Fall Of Man in Wilmslow
By David Lagercrantz, translated by George Golding, Viking, 354 pages, $34
Swedish crime fiction moves into Britain's heartland in this superbly written espionage and murder novel by David Lagercrantz, who is probably best-known in Canada for inheriting the Millenium series from the late Stieg Larsson. Set in 1954, the plot includes Alan Turing and the Enigma code breakers. The defection of the spies Guy Burgess and Donald Duart Maclean from the British Secret Service to the USSR has set off a hunt for other possible traitors. Alongside the spy hunt is a search for gay men now being targeted as potential troublemakers. In this awful, paranoid atmosphere, more than one man takes his life. Turing is just another loss. But Detective Sergeant Leonard Corell, a copper who knows his math, isn't convinced this is suicide. Against orders, he begins a search for just what led to the death of one of Britain's finest mathematicians and the hero who broke the Enigma Code, allowing the allies to win the Second World War years early. Lagercrantz has the lingo, the mood and the place down pat.
By Elmer Mendoza, translated by Mark Fried, MacLehose Press, 222 pages, $24.99
Mexico: A country where nothing is true, nothing is false. This short, gorgeous novel is the English-language debut by Elmer Mendoza, who writes what is known as "narco-lit" – fiction about the ubiquitous drug rings that seem to run Mexico these days. If this unusual police procedural seems a bit cynical, put it down to Mendoza's life experiences. Not all of us live in the heart of corruption. The setting is the picturesque city of Culiacan, a centre of drug production. Murders here tend to get covered up quickly, or declared "impossible to solve" by the oddly named Federal Preventative Police. But the death of a rich and very well-connected lawyer can't be ignored so easily. The city is full of potential suspects, and the case falls to Detective Edgar "Lefty" Mendieta. This novel is a great introduction to Mexican crime fiction, which is some of the best ever (think of Paco Ignacio Taibo II). It's by turns funny and heartbreaking, and the translation by Ottawa writer Mark Fried keeps the rhythm and punch of the stream-of-consciousness narrative. I look forward to more Lefty Mendieta.

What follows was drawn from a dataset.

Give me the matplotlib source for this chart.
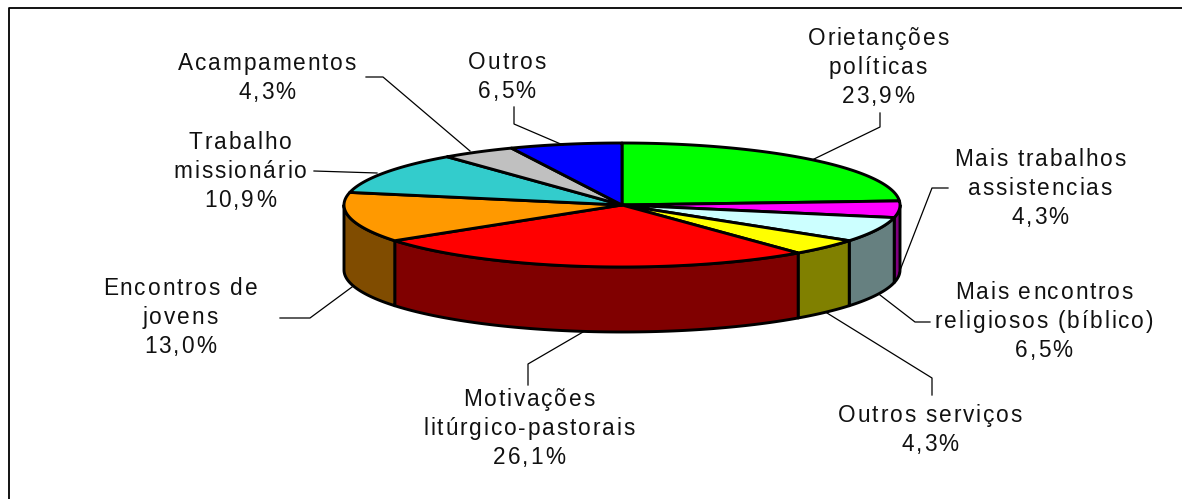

By Lars Kepler, translated by Neil Smith, McClelland & Stewart, 523 pages, $24.95
Detective Joona Linna has been missing and presumed dead since he appeared in Lars Kepler's last novel, The Sandman. So, when a particularly grisly crime needs to be solved, the police call in psychiatrist Erik Maria Bark (from The Hypnotist) to see what clues are tucked into a traumatized witness's subconscious. The search for the missing detective may seem to be unrelated to the murder of a housewife, but it's all related. While I think that 500-plus pages is a tad excessive, you can rush past the filler and concentrate on the story, which comes together nicely. Kepler (who is really two writers) is a dab hand at the nasty bits, as well as the intricacies of psychological investigation, so you may prefer to read this one in daylight.
A Cast Of Falcons
By Steve Burrows, Dundurn, 382 pages, $15.99
The third book in a series really lets us know where the author, and his characters, are heading. In the case of bird-loving Dominic Jejeune – formerly of Canada, now of Norfolk, Britain – it's to more birding. There's murder in this book, but it's really about the illicit trade in birds of prey. Burrows introduces Jejeune's brother, who is on the run from a felony charge; Jejeune's attempts to protect his sibling cause chaos back in Saltmarsh, where a murder connected to a climate-change laboratory is being investigated. The novel also provides Jejeune's second, Danny Malik, a major role, building up his character for the next book in the series. There are several other subplots that occasionally clog the narrative, but it's clear where Burrows is taking this series – more birds, and more murder. That's a good thing.
By Naomi Hirahara, Prospect Park Books, 228 pages, $23.50
How is it that I've never heard of Naomi Hirahara? This is her sixth novel featuring Japanese-American detective Mas Arai, plus she has another series starring a woman named Ellie Rush, as well as a long list of non-fiction works, including biographies and books on flowers. She's also won a slew of awards. Baseball provides the novel's background – it's South Korea versus Japan in Dodger Stadium in Los Angeles in the 2009 World Baseball Classic. There are lots of facts about international baseball teams, as well as some good history about the Second World War, and a terrific whodunit plot involving a murdered sportswriter. I'm off to find some more Hirahara.